Die einzigartige Laborlandschaft des DFKI mit seiner europaweit einmaligen
maritimen Explorationshalle ermöglichte es den Wissenschaftlern, die Systeme
komplett vor Ort zu entwickeln und zu testen. Missionsszenarien konnten in den
Testbecken unter realitätsnahen und kontrollierbaren Bedingungen simuliert und
Komponenten in der Druckkammer auf ihre Tiefseetauglichkeit überprüft werden.
Das Projekt, das am 30. April 2016 endete, wurde mit rund 1,5 Millionen Euro
vom Deutschen Zentrum für Luft- und Raumfahrt (DLR) mit Mitteln des
Bundesministeriums für Wirtschaft und Energie über eine Laufzeit von drei Jahren
und vier Monaten gefördert.
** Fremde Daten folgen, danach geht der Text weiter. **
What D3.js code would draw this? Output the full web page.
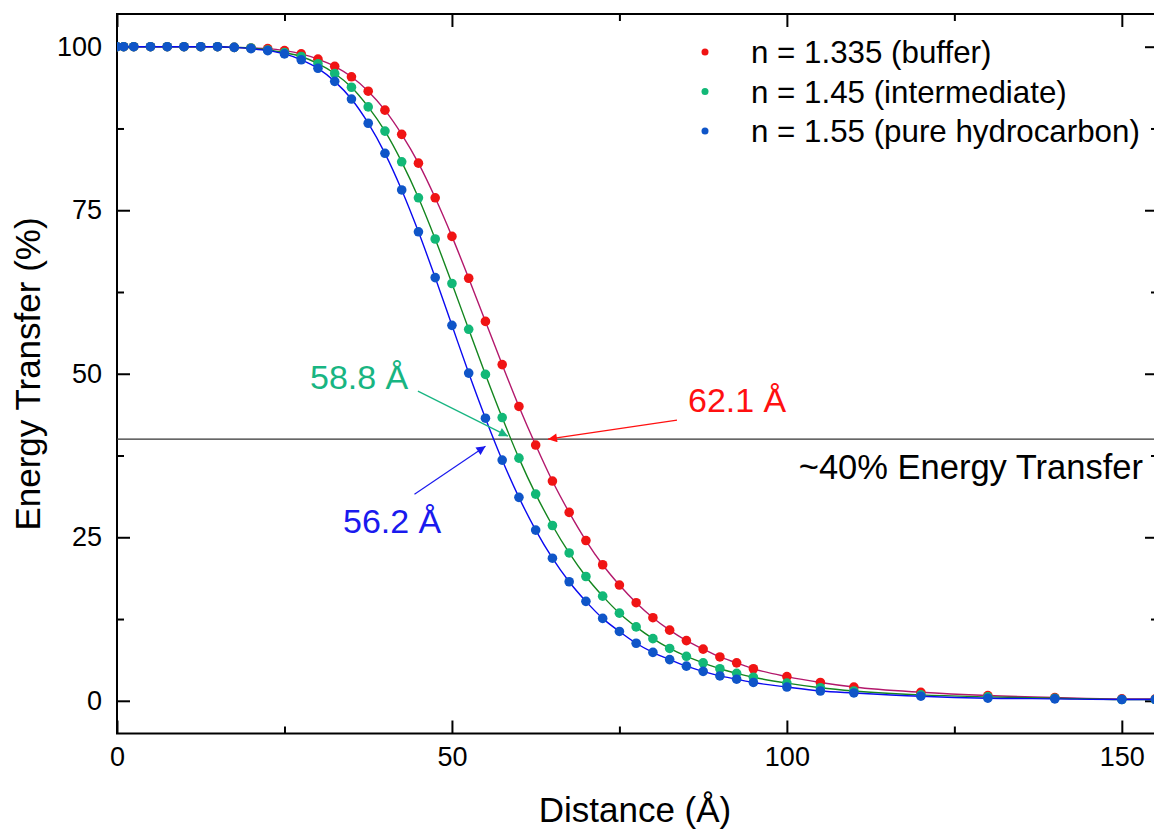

In möglichen Folgeprojekten wollen die
Wissenschaftler die Funktionsfähigkeit der in Europa-Explorer
entwickelten Systeme auch jenseits der Labore in noch realistischeren
Umgebungen, wie der Arktis, testen.
Die Systeme werden vom 1. bis 4. Juni 2016
auf der ILA Berlin AIR Show im DLR Space Pavillon, Halle 4, ausgestellt.